Holy emotional breakdown.
Now here we are, well into our 4th May without her, and I find myself continuing to distance myself from this space. Its not that I haven't wanted to come here to "decompress," but I've really been struggling to find the words to express the roller coaster of emotions that I've been riding. Year after year I try to convince myself that thing will finally be "easier"...that I will be able to enter May with my head held high and come out of the month relatively unscathed. Year after year I am wrong. I feel myself shutting down. I sleep less. I cry more. This year, more than any other, I've felt angry.
Last Thursday we celebrated our sweet girl's 5th birthday. Five years old. Can you even believe it? I will always wonder who Charlotte would have been at 5 - her favorites, her tickle spots, her daydreams. And while my mental images will always result in smiles, it feels so incredibly unfair that we can only pain a picture of who we THINK she would be. I want to KNOW her. I want to celebrate WITH her...to give her giant birthday hugs and spoil her morning to night. Instead, I drug myself out of bed on Thursday and celebrated the best way I knew how.
We shared extra snuggles in bed and blew good morning birthday kisses to big sister.
We went on a small town donut date in our jams (bed head and all).

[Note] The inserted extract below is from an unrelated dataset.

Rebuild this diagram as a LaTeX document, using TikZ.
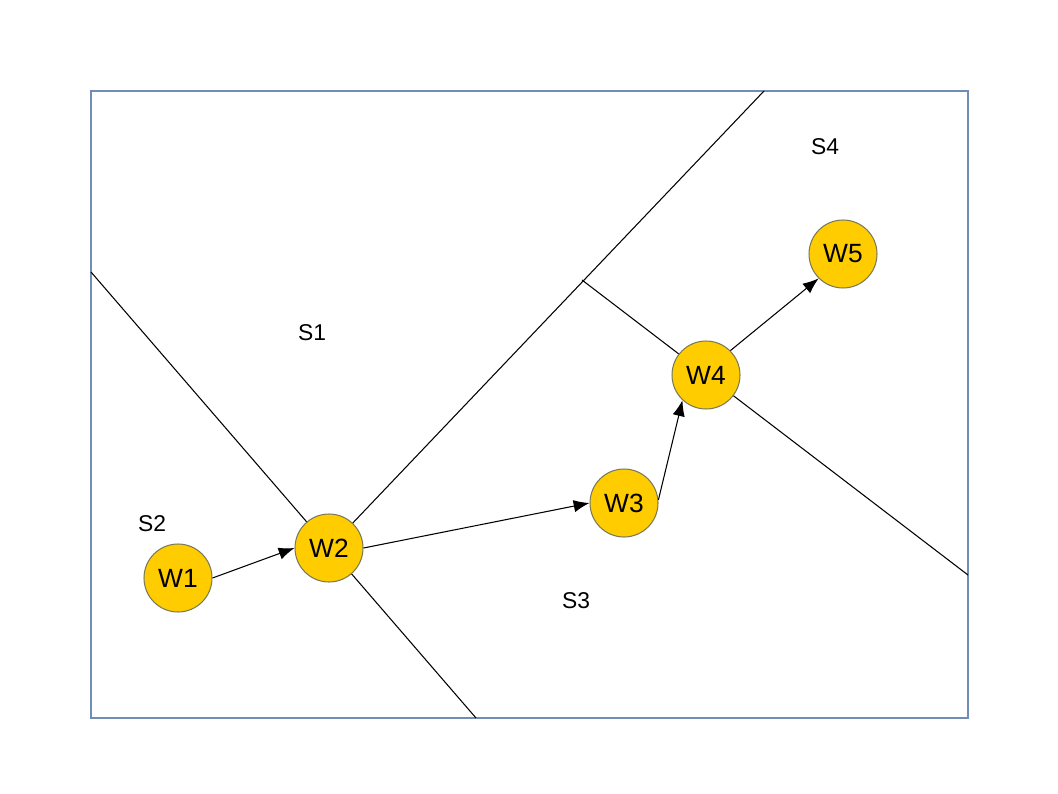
\documentclass[tikz,border=0pt]{standalone}
\usepackage{fontspec}
\setmainfont{Liberation Sans}
\usetikzlibrary{arrows.meta}
\definecolor{frameblue}{HTML}{6F8DB5}
\definecolor{wfill}{HTML}{FFCC00}
\definecolor{wborder}{HTML}{7A7A5A}
\begin{document}
\begin{tikzpicture}[x=0.02cm,y=-0.02cm,
  wnode/.style={circle,fill=wfill,draw=wborder,line width=0.6pt,minimum size=1.36cm,inner sep=0pt,font=\fontsize{15}{17}\selectfont},
  slabel/.style={font=\fontsize{13}{15}\selectfont},
  divider/.style={black,line width=0.6pt},
  move/.style={-{Latex[length=9pt,width=7pt]},black,line width=0.6pt}]
\useasboundingbox (0,0) rectangle (1058,794);
\draw[frameblue,line width=0.8pt] (91,91) rectangle (968,718);
% dividers
\coordinate (d1) at (91,272);
\coordinate (d2) at (476,718);
\coordinate (d3) at (764,91);
\coordinate (d4) at (582,280);
\coordinate (d5) at (968,575);
\draw[divider] (d1) -- (d2);
\draw[divider] (329,548) -- (d3);
\draw[divider] (d4) -- (d5);
% nodes
\node[wnode] (W1) at (178,578) {W1};
\node[wnode] (W2) at (329,548) {W2};
\node[wnode] (W3) at (624,503) {W3};
\node[wnode] (W4) at (706,375) {W4};
\node[wnode] (W5) at (843,254) {W5};
% labels
\node[slabel] (S1) at (312,333) {S1};
\node[slabel] (S2) at (152,524) {S2};
\node[slabel] (S3) at (576,601) {S3};
\node[slabel] (S4) at (825,147) {S4};
% arrows
\draw[move] (W1.east) -- (W2.west);
\draw[move] (W2.east) -- (W3.west);
\draw[move] (W3.5) -- (W4.-133);
\draw[move] (W4.north east) -- (W5.south west);
\end{tikzpicture}
\end{document}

We opened our first BIG round of Books for Charley donations.
We napped. ALL of us.
We baked strawberry lemonade cupcakes from scratch, complete with pink frosting that any 5 year old girl would love.
We sang happy birthday, blew out 5 flickering candles and ate cupcakes to our heart's content.
We sent 5 pink polk-a-dot balloons to the sky, complete with birthday wishes and a whole lot of "H"s drawn by a very proud little brother.
Birthdays without her will never be "easy", but May 14th is (and will always be) a day worth celebrating. And celebrate we will. Happy birthday sweet Charley girl. We love you and miss you every minute of every day.